STORED DATA.
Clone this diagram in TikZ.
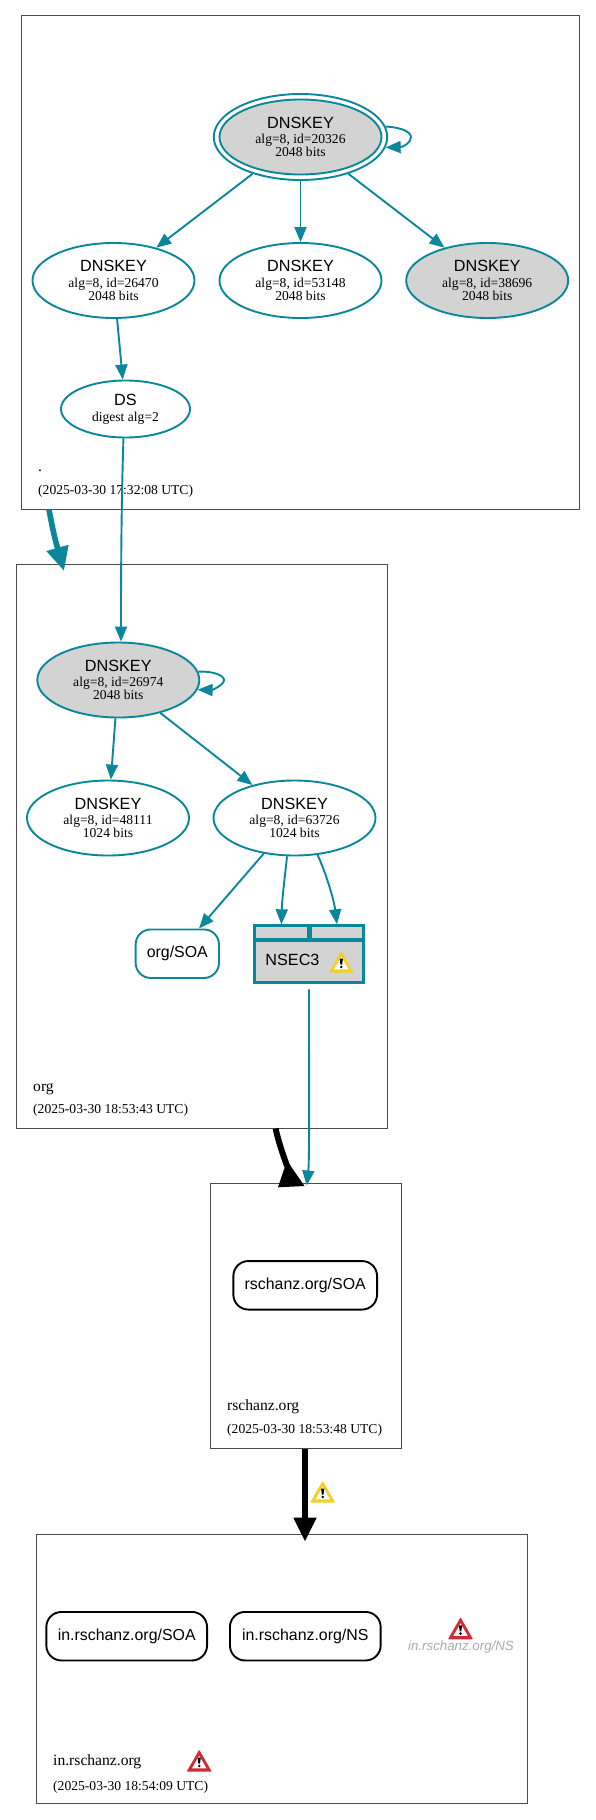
\documentclass[tikz,border=0pt]{standalone}
\usepackage{fontspec}
\setmainfont{Liberation Serif}
\setsansfont{Liberation Sans}
\usetikzlibrary{arrows.meta}
\usetikzlibrary{shapes.geometric}
\definecolor{teal}{RGB}{10,135,154}
\definecolor{keygrey}{RGB}{211,211,211}
\definecolor{warnyellow}{RGB}{243,208,40}
\definecolor{warnred}{RGB}{208,44,50}
\newcommand{\rrfont}{\sffamily\fontsize{15.9}{18}\selectfont}
\newcommand{\keyfont}{\sffamily\fontsize{16.2}{18}\selectfont}
\newcommand{\zonefont}{\fontsize{15.6}{18}\selectfont}
\newcommand{\stampfont}{\fontsize{13.6}{13}\selectfont}
\newcommand{\warnsign}[3]{
    \begin{scope}[shift={(#1,#2)}]
        \fill[#3, rounded corners=0.8pt] (-12.6,11) -- (0,-11) -- (12.6,11) -- cycle;
        \fill[white] (-7.2,7.6) -- (0,-5) -- (7.2,7.6) -- cycle;
        \fill[black] (-1.6,-3) -- (1.6,-3) -- (0.8,3) -- (-0.8,3) -- cycle;
        \fill[black] (0,5.3) circle (1.4);
    \end{scope}
}
\tikzset{
    zonebox/.style={draw=black!70, line width=0.9pt, rectangle, inner sep=0pt},
    keynode/.style={draw=teal, line width=1.9pt, ellipse, inner sep=0pt, align=center,
        font=\stampfont, minimum width=162pt, minimum height=75pt},
    rrnode/.style={draw=black, line width=1.9pt, rectangle, rounded corners=15pt, inner sep=0pt,
        font=\rrfont, minimum height=48.5pt},
    cell/.style={draw=teal, line width=2.6pt, fill=keygrey, rectangle, inner sep=0pt},
    keyedge/.style={teal, line width=1.9pt, -{Triangle[length=15pt,width=12pt]}},
    zoneedge/.style={line width=5.6pt, -{Triangle[length=24pt,width=21.5pt]}},
    zonename/.style={anchor=base west, inner sep=0pt, font=\zonefont},
    stamp/.style={anchor=base west, inner sep=0pt, font=\stampfont},
}
\begin{document}
\begin{tikzpicture}[x=1pt, y=-1pt]
    \useasboundingbox (0,0) rectangle (595,1820);
    \fill[white] (0,0) rectangle (595,1820);

    \node[zonebox, minimum width=558pt, minimum height=493.5pt] (zoneroot) at (300,262.5) {};
    \node[zonebox, minimum width=371pt, minimum height=564pt] (zoneorg) at (201.5,846) {};
    \node[zonebox, minimum width=191.4pt, minimum height=265.4pt] (zonerschanz) at (306,1316) {};
    \node[zonebox, minimum width=491pt, minimum height=269.4pt] (zonein) at (281.5,1669) {};

    \node[zonename] (rootname) at (38,471.7) {.};
    \node[stamp] (rootstamp) at (38,494.5) {(2025-03-30 17:32:08 UTC)};
    \node[zonename] (orgname) at (33,1091) {org};
    \node[stamp] (orgstamp) at (33,1113.8) {(2025-03-30 18:53:43 UTC)};
    \node[zonename] (rschanzname) at (227,1410.7) {rschanz.org};
    \node[stamp] (rschanzstamp) at (227,1433.8) {(2025-03-30 18:53:48 UTC)};
    \node[zonename] (inname) at (53,1765) {in.rschanz.org};
    \node[stamp] (instamp) at (53,1790) {(2025-03-30 18:54:09 UTC)};

    \node[keynode, minimum width=173.4pt, minimum height=86pt] (k20326) at (300.5,137) {};
    \foreach \id/\x/\y/\bits/\shade in {20326/300.5/137/2048/keygrey, 26470/113.5/280.5/2048/white,
        53148/300.5/280.5/2048/white, 38696/487.2/280.5/2048/keygrey, 26974/118.3/680/2048/keygrey,
        48111/108/818/1024/white, 63726/294.5/818/1024/white} {
        \node[keynode, fill=\shade] (key\id) at (\x,\y) {{\keyfont DNSKEY}\\[2.7pt]alg=8, id=\id\\\bits{} bits};
    }
    \node[keynode, minimum width=129pt, minimum height=57pt] (ds) at (125.5,409) {{\keyfont DS}\\[2.7pt]digest alg=2};

    \node[rrnode, draw=teal, minimum width=83.3pt] (orgsoa) at (177.3,953.7) {org/SOA};
    \node[rrnode, minimum width=143.7pt] (rschanzsoa) at (305.2,1285.3) {rschanz.org/SOA};
    \node[rrnode, minimum width=160.7pt] (insoa) at (126.7,1636.2) {in.rschanz.org/SOA};
    \node[rrnode, minimum width=150.7pt] (inns) at (305.3,1636.2) {in.rschanz.org/NS};
    \node[inner sep=0pt, text=black!33, font=\sffamily\itshape\fontsize{13.3}{15}\selectfont] (nsgone) at (461,1646.7) {in.rschanz.org/NS};

    \node[cell, minimum width=53.6pt, minimum height=13.2pt] (nsecleft) at (281.4,932.2) {};
    \node[cell, minimum width=53.5pt, minimum height=13.2pt] (nsecright) at (336.95,932.2) {};
    \node[cell, minimum width=109.1pt, minimum height=42.3pt] (nsecmain) at (309.15,961.5) {};
    \node[inner sep=0pt, font=\keyfont] (nsectext) at (292.5,960) {NSEC3};
    \warnsign{341.3}{961.7}{warnyellow}

    \draw[keyedge] (k20326) -- (key26470);
    \draw[keyedge] (k20326) -- (key53148);
    \draw[keyedge] (k20326) -- (key38696);
    \draw[keyedge] (k20326.7) .. controls (398,127) and (411,131) .. (411,137) .. controls (411,143) and (403,147) .. (k20326.-7);
    \draw[keyedge] (key26470) -- (ds);
    \draw[keyedge] (ds.-94) .. controls (121.5,500) and (121,560) .. (key26974.86);
    \draw[keyedge] (key26974.6) .. controls (212,671) and (224,675) .. (224,680) .. controls (224,685) and (212,690) .. (key26974.-7);
    \draw[keyedge] (key26974) -- (key48111);
    \draw[keyedge] (key26974) -- (key63726);
    \draw[keyedge] (key63726) -- (orgsoa);
    \draw[keyedge] (key63726.-101) .. controls (285,875) and (282,900) .. (nsecleft.north);
    \draw[keyedge] (key63726.-58) .. controls (326,873) and (334,900) .. (nsecright.north);

    \coordinate (nsecout) at (309,989.3);
    \coordinate (rschanzin) at (306.7,1185.5);
    \draw[keyedge] (nsecout) .. controls (309,1100) and (309.5,1160) .. (rschanzin);

    \coordinate (rootout) at (49,509.5);
    \coordinate (orgin) at (64,571);
    \draw[zoneedge, teal] (rootout) .. controls (51,520) and (53,532) .. (orgin);

    \coordinate (orgout) at (275.6,1128.5);
    \coordinate (rschanzneck) at (287.5,1167);
    \draw[line width=6pt] (orgout) .. controls (278,1140) and (283,1155) .. (rschanzneck);
    \fill (284.5,1168) -- (290,1165) -- (304.5,1186) -- (278,1187.3) -- cycle;

    \coordinate (rschanzout) at (305,1449);
    \coordinate (inin) at (305,1541.7);
    \draw[zoneedge] (rschanzout) -- (inin);
    \warnsign{322.7}{1491.7}{warnyellow}

    \warnsign{460.5}{1628.3}{warnred}
    \warnsign{199.2}{1760.7}{warnred}
\end{tikzpicture}
\end{document}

DIRECTION. Reproduce all of the data exactly; the pictures do not belong in the copy.

OUTPUT FOR THIS EXERCISE.
Clone this diagram in TikZ.
\documentclass[tikz,border=0pt]{standalone}
\usepackage{fontspec}
\setmainfont{Liberation Serif}
\setsansfont{Liberation Sans}
\usetikzlibrary{arrows.meta}
\usetikzlibrary{shapes.geometric}
\definecolor{teal}{RGB}{10,135,154}
\definecolor{keygrey}{RGB}{211,211,211}
\definecolor{warnyellow}{RGB}{243,208,40}
\definecolor{warnred}{RGB}{208,44,50}
\newcommand{\rrfont}{\sffamily\fontsize{15.9}{18}\selectfont}
\newcommand{\keyfont}{\sffamily\fontsize{16.2}{18}\selectfont}
\newcommand{\zonefont}{\fontsize{15.6}{18}\selectfont}
\newcommand{\stampfont}{\fontsize{13.6}{13}\selectfont}
\newcommand{\warnsign}[3]{
    \begin{scope}[shift={(#1,#2)}]
        \fill[#3, rounded corners=0.8pt] (-12.6,11) -- (0,-11) -- (12.6,11) -- cycle;
        \fill[white] (-7.2,7.6) -- (0,-5) -- (7.2,7.6) -- cycle;
        \fill[black] (-1.6,-3) -- (1.6,-3) -- (0.8,3) -- (-0.8,3) -- cycle;
        \fill[black] (0,5.3) circle (1.4);
    \end{scope}
}
\tikzset{
    zonebox/.style={draw=black!70, line width=0.9pt, rectangle, inner sep=0pt},
    keynode/.style={draw=teal, line width=1.9pt, ellipse, inner sep=0pt, align=center,
        font=\stampfont, minimum width=162pt, minimum height=75pt},
    rrnode/.style={draw=black, line width=1.9pt, rectangle, rounded corners=15pt, inner sep=0pt,
        font=\rrfont, minimum height=48.5pt},
    cell/.style={draw=teal, line width=2.6pt, fill=keygrey, rectangle, inner sep=0pt},
    keyedge/.style={teal, line width=1.9pt, -{Triangle[length=15pt,width=12pt]}},
    zoneedge/.style={line width=5.6pt, -{Triangle[length=24pt,width=21.5pt]}},
    zonename/.style={anchor=base west, inner sep=0pt, font=\zonefont},
    stamp/.style={anchor=base west, inner sep=0pt, font=\stampfont},
}
\begin{document}
\begin{tikzpicture}[x=1pt, y=-1pt]
    \useasboundingbox (0,0) rectangle (595,1820);
    \fill[white] (0,0) rectangle (595,1820);

    \node[zonebox, minimum width=558pt, minimum height=493.5pt] (zoneroot) at (300,262.5) {};
    \node[zonebox, minimum width=371pt, minimum height=564pt] (zoneorg) at (201.5,846) {};
    \node[zonebox, minimum width=191.4pt, minimum height=265.4pt] (zonerschanz) at (306,1316) {};
    \node[zonebox, minimum width=491pt, minimum height=269.4pt] (zonein) at (281.5,1669) {};

    \node[zonename] (rootname) at (38,471.7) {.};
    \node[stamp] (rootstamp) at (38,494.5) {(2025-03-30 17:32:08 UTC)};
    \node[zonename] (orgname) at (33,1091) {org};
    \node[stamp] (orgstamp) at (33,1113.8) {(2025-03-30 18:53:43 UTC)};
    \node[zonename] (rschanzname) at (227,1410.7) {rschanz.org};
    \node[stamp] (rschanzstamp) at (227,1433.8) {(2025-03-30 18:53:48 UTC)};
    \node[zonename] (inname) at (53,1765) {in.rschanz.org};
    \node[stamp] (instamp) at (53,1790) {(2025-03-30 18:54:09 UTC)};

    \node[keynode, minimum width=173.4pt, minimum height=86pt] (k20326) at (300.5,137) {};
    \foreach \id/\x/\y/\bits/\shade in {20326/300.5/137/2048/keygrey, 26470/113.5/280.5/2048/white,
        53148/300.5/280.5/2048/white, 38696/487.2/280.5/2048/keygrey, 26974/118.3/680/2048/keygrey,
        48111/108/818/1024/white, 63726/294.5/818/1024/white} {
        \node[keynode, fill=\shade] (key\id) at (\x,\y) {{\keyfont DNSKEY}\\[2.7pt]alg=8, id=\id\\\bits{} bits};
    }
    \node[keynode, minimum width=129pt, minimum height=57pt] (ds) at (125.5,409) {{\keyfont DS}\\[2.7pt]digest alg=2};

    \node[rrnode, draw=teal, minimum width=83.3pt] (orgsoa) at (177.3,953.7) {org/SOA};
    \node[rrnode, minimum width=143.7pt] (rschanzsoa) at (305.2,1285.3) {rschanz.org/SOA};
    \node[rrnode, minimum width=160.7pt] (insoa) at (126.7,1636.2) {in.rschanz.org/SOA};
    \node[rrnode, minimum width=150.7pt] (inns) at (305.3,1636.2) {in.rschanz.org/NS};
    \node[inner sep=0pt, text=black!33, font=\sffamily\itshape\fontsize{13.3}{15}\selectfont] (nsgone) at (461,1646.7) {in.rschanz.org/NS};

    \node[cell, minimum width=53.6pt, minimum height=13.2pt] (nsecleft) at (281.4,932.2) {};
    \node[cell, minimum width=53.5pt, minimum height=13.2pt] (nsecright) at (336.95,932.2) {};
    \node[cell, minimum width=109.1pt, minimum height=42.3pt] (nsecmain) at (309.15,961.5) {};
    \node[inner sep=0pt, font=\keyfont] (nsectext) at (292.5,960) {NSEC3};
    \warnsign{341.3}{961.7}{warnyellow}

    \draw[keyedge] (k20326) -- (key26470);
    \draw[keyedge] (k20326) -- (key53148);
    \draw[keyedge] (k20326) -- (key38696);
    \draw[keyedge] (k20326.7) .. controls (398,127) and (411,131) .. (411,137) .. controls (411,143) and (403,147) .. (k20326.-7);
    \draw[keyedge] (key26470) -- (ds);
    \draw[keyedge] (ds.-94) .. controls (121.5,500) and (121,560) .. (key26974.86);
    \draw[keyedge] (key26974.6) .. controls (212,671) and (224,675) .. (224,680) .. controls (224,685) and (212,690) .. (key26974.-7);
    \draw[keyedge] (key26974) -- (key48111);
    \draw[keyedge] (key26974) -- (key63726);
    \draw[keyedge] (key63726) -- (orgsoa);
    \draw[keyedge] (key63726.-101) .. controls (285,875) and (282,900) .. (nsecleft.north);
    \draw[keyedge] (key63726.-58) .. controls (326,873) and (334,900) .. (nsecright.north);

    \coordinate (nsecout) at (309,989.3);
    \coordinate (rschanzin) at (306.7,1185.5);
    \draw[keyedge] (nsecout) .. controls (309,1100) and (309.5,1160) .. (rschanzin);

    \coordinate (rootout) at (49,509.5);
    \coordinate (orgin) at (64,571);
    \draw[zoneedge, teal] (rootout) .. controls (51,520) and (53,532) .. (orgin);

    \coordinate (orgout) at (275.6,1128.5);
    \coordinate (rschanzneck) at (287.5,1167);
    \draw[line width=6pt] (orgout) .. controls (278,1140) and (283,1155) .. (rschanzneck);
    \fill (284.5,1168) -- (290,1165) -- (304.5,1186) -- (278,1187.3) -- cycle;

    \coordinate (rschanzout) at (305,1449);
    \coordinate (inin) at (305,1541.7);
    \draw[zoneedge] (rschanzout) -- (inin);
    \warnsign{322.7}{1491.7}{warnyellow}

    \warnsign{460.5}{1628.3}{warnred}
    \warnsign{199.2}{1760.7}{warnred}
\end{tikzpicture}
\end{document}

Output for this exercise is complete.